The eradication of words and phrases that might cause minor offense to those who have carefully studied the list won’t limit the discussion of controversial topics, but will merely make people mindful and self-critical. Try as I might, I can make no sense of this gibberish.
If anything, universities should embrace the notion of creating a more inclusive, progressive environment by being self-critical instead of being fearful their liberties are at stake.
That sounds really nice and comforting, but it’s pretty much the death of thought where feelings trump ideas because someone might be offended by an idea that doesn’t bolster their desire for “inclusiveness,” a word that is a microaggression in itself.
In contrast, a “rising junior” at Columbia, Alexandra Villareal, wrote an op-ed for the New York Post.
A few weeks ago, I was heralded as a “Social Justice Warrior” by an anonymous commenter on the Internet.
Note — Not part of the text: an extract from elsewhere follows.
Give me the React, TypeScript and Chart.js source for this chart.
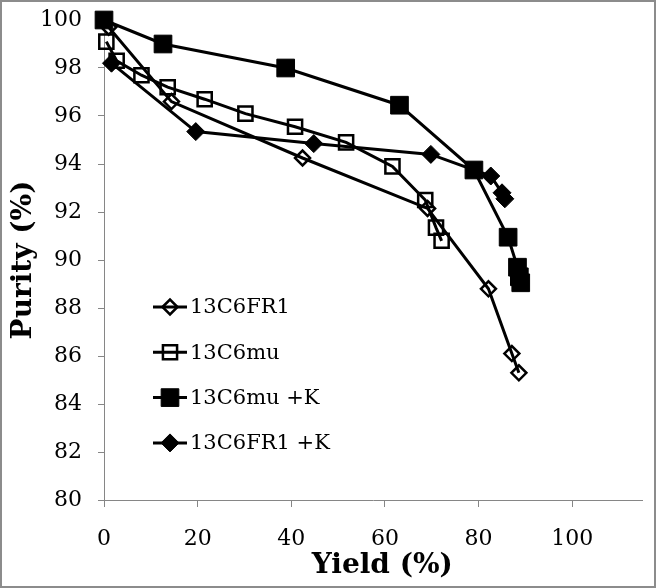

The title was meant, of course, as an insult — but I was elated.
I imagined myself as a superhero, fighting one stigma at a time until the United States became a land of truly equal opportunity.
Okay, maybe “superhero” is a bit much, but she goes on.
We recognize the backwardness of our parents and laugh at their “ignorance” while they cry at ours. We isolate certain demographics from discussions because we’ve decided their voice has no place in our movement — or in our lives. Political correctness is a euphemism for exclusivity and closed-mindedness; it blocks all perceptions that defy the liberal millennial mold.
Atop our crumbling capacity to vocalize our values is a second tier of concerns: Because our energy is focused on how we present ourselves in a purely oratory sense, we’ve become superficial.
Everything is about what we say, not how we respond. We concentrate on the surface, nitpicking diction instead of processing substance.
One of these two is going to fight for her opportunity to achieve success in America, while the other is going to lock arms with those who will cry sad tears of microaggression with her. Which one is which?
Bigotry won’t be eradicated by exchanging one word for another.
You want to fix the world? Great. Go do something positive, useful, productive. Whining about words and phrases that offend you isn’t going to save you or anyone else, because there will still be grown-ups out here who don’t give a damn about your list of microaggressions.
If you don’t want people to call you an asshole, don’t be an asshole. And if you think you’re not an asshole, then demonstrate the capacity to explain why in language that isn’t rhetorical gibberish. And there is a good chance you’re going to want to use all the words and phrases America has to offer. It’s okay. You won’t hurt my feelings.